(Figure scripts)
* Start *

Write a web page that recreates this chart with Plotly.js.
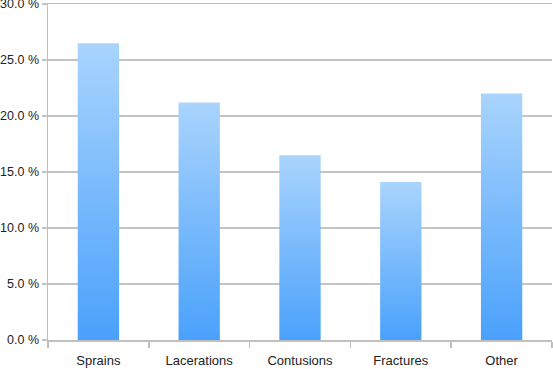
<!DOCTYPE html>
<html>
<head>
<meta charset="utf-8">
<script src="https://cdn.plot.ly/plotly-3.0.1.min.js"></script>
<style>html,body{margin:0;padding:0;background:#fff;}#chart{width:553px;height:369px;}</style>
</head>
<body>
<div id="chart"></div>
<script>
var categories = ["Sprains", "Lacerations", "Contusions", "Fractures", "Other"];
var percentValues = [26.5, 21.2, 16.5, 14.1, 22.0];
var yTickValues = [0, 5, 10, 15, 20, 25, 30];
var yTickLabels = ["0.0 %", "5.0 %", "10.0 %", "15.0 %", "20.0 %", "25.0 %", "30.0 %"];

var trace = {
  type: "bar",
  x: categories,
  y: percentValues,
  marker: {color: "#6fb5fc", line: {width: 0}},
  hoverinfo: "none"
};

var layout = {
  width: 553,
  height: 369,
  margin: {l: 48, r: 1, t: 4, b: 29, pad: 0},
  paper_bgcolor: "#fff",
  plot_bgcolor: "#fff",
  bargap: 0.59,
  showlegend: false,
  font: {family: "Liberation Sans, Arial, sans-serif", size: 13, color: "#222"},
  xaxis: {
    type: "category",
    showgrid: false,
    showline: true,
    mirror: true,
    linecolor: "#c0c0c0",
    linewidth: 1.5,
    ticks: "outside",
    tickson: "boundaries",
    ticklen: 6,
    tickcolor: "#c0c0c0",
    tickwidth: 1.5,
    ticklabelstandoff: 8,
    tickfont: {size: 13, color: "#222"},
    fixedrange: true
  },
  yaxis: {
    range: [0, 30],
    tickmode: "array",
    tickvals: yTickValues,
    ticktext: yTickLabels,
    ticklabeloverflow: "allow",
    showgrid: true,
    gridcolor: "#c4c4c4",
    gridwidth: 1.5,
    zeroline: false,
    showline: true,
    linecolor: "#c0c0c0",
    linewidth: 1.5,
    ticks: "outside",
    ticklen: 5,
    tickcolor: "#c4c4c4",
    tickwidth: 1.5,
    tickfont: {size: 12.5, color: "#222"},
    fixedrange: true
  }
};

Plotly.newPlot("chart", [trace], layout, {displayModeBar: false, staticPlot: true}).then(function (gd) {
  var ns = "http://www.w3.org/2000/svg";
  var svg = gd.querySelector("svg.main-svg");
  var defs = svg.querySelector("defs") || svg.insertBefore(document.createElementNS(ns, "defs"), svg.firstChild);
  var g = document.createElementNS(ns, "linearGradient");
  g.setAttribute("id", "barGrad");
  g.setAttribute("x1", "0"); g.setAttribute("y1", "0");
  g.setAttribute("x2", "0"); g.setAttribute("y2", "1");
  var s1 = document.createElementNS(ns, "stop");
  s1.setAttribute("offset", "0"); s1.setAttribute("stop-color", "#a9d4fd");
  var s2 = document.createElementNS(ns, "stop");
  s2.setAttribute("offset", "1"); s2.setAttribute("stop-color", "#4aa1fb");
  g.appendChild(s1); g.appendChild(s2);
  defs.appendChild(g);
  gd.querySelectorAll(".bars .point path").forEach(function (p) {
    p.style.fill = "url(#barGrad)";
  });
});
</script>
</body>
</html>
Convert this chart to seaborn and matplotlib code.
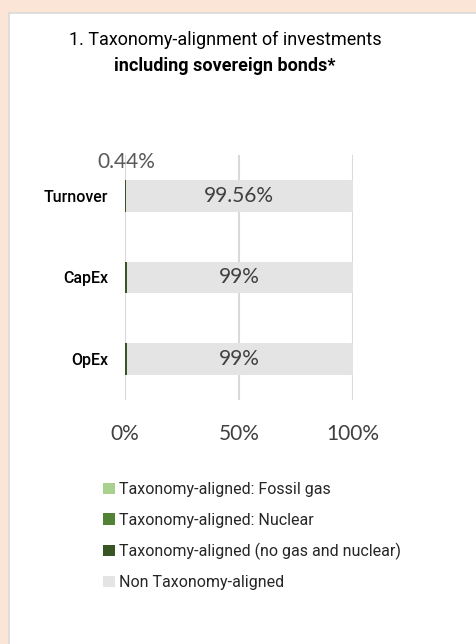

* End *

● **GOAL**
Repeat the material above in full and exactly, omitting the pictures.

● **EXPECTED OUTPUT**
Write a web page that recreates this chart with Plotly.js.
<!DOCTYPE html>
<html>
<head>
<meta charset="utf-8">
<script src="https://cdn.plot.ly/plotly-3.0.1.min.js"></script>
<style>html,body{margin:0;padding:0;background:#fff;}#chart{width:553px;height:369px;}</style>
</head>
<body>
<div id="chart"></div>
<script>
var categories = ["Sprains", "Lacerations", "Contusions", "Fractures", "Other"];
var percentValues = [26.5, 21.2, 16.5, 14.1, 22.0];
var yTickValues = [0, 5, 10, 15, 20, 25, 30];
var yTickLabels = ["0.0 %", "5.0 %", "10.0 %", "15.0 %", "20.0 %", "25.0 %", "30.0 %"];

var trace = {
  type: "bar",
  x: categories,
  y: percentValues,
  marker: {color: "#6fb5fc", line: {width: 0}},
  hoverinfo: "none"
};

var layout = {
  width: 553,
  height: 369,
  margin: {l: 48, r: 1, t: 4, b: 29, pad: 0},
  paper_bgcolor: "#fff",
  plot_bgcolor: "#fff",
  bargap: 0.59,
  showlegend: false,
  font: {family: "Liberation Sans, Arial, sans-serif", size: 13, color: "#222"},
  xaxis: {
    type: "category",
    showgrid: false,
    showline: true,
    mirror: true,
    linecolor: "#c0c0c0",
    linewidth: 1.5,
    ticks: "outside",
    tickson: "boundaries",
    ticklen: 6,
    tickcolor: "#c0c0c0",
    tickwidth: 1.5,
    ticklabelstandoff: 8,
    tickfont: {size: 13, color: "#222"},
    fixedrange: true
  },
  yaxis: {
    range: [0, 30],
    tickmode: "array",
    tickvals: yTickValues,
    ticktext: yTickLabels,
    ticklabeloverflow: "allow",
    showgrid: true,
    gridcolor: "#c4c4c4",
    gridwidth: 1.5,
    zeroline: false,
    showline: true,
    linecolor: "#c0c0c0",
    linewidth: 1.5,
    ticks: "outside",
    ticklen: 5,
    tickcolor: "#c4c4c4",
    tickwidth: 1.5,
    tickfont: {size: 12.5, color: "#222"},
    fixedrange: true
  }
};

Plotly.newPlot("chart", [trace], layout, {displayModeBar: false, staticPlot: true}).then(function (gd) {
  var ns = "http://www.w3.org/2000/svg";
  var svg = gd.querySelector("svg.main-svg");
  var defs = svg.querySelector("defs") || svg.insertBefore(document.createElementNS(ns, "defs"), svg.firstChild);
  var g = document.createElementNS(ns, "linearGradient");
  g.setAttribute("id", "barGrad");
  g.setAttribute("x1", "0"); g.setAttribute("y1", "0");
  g.setAttribute("x2", "0"); g.setAttribute("y2", "1");
  var s1 = document.createElementNS(ns, "stop");
  s1.setAttribute("offset", "0"); s1.setAttribute("stop-color", "#a9d4fd");
  var s2 = document.createElementNS(ns, "stop");
  s2.setAttribute("offset", "1"); s2.setAttribute("stop-color", "#4aa1fb");
  g.appendChild(s1); g.appendChild(s2);
  defs.appendChild(g);
  gd.querySelectorAll(".bars .point path").forEach(function (p) {
    p.style.fill = "url(#barGrad)";
  });
});
</script>
</body>
</html>
Convert this chart to seaborn and matplotlib code.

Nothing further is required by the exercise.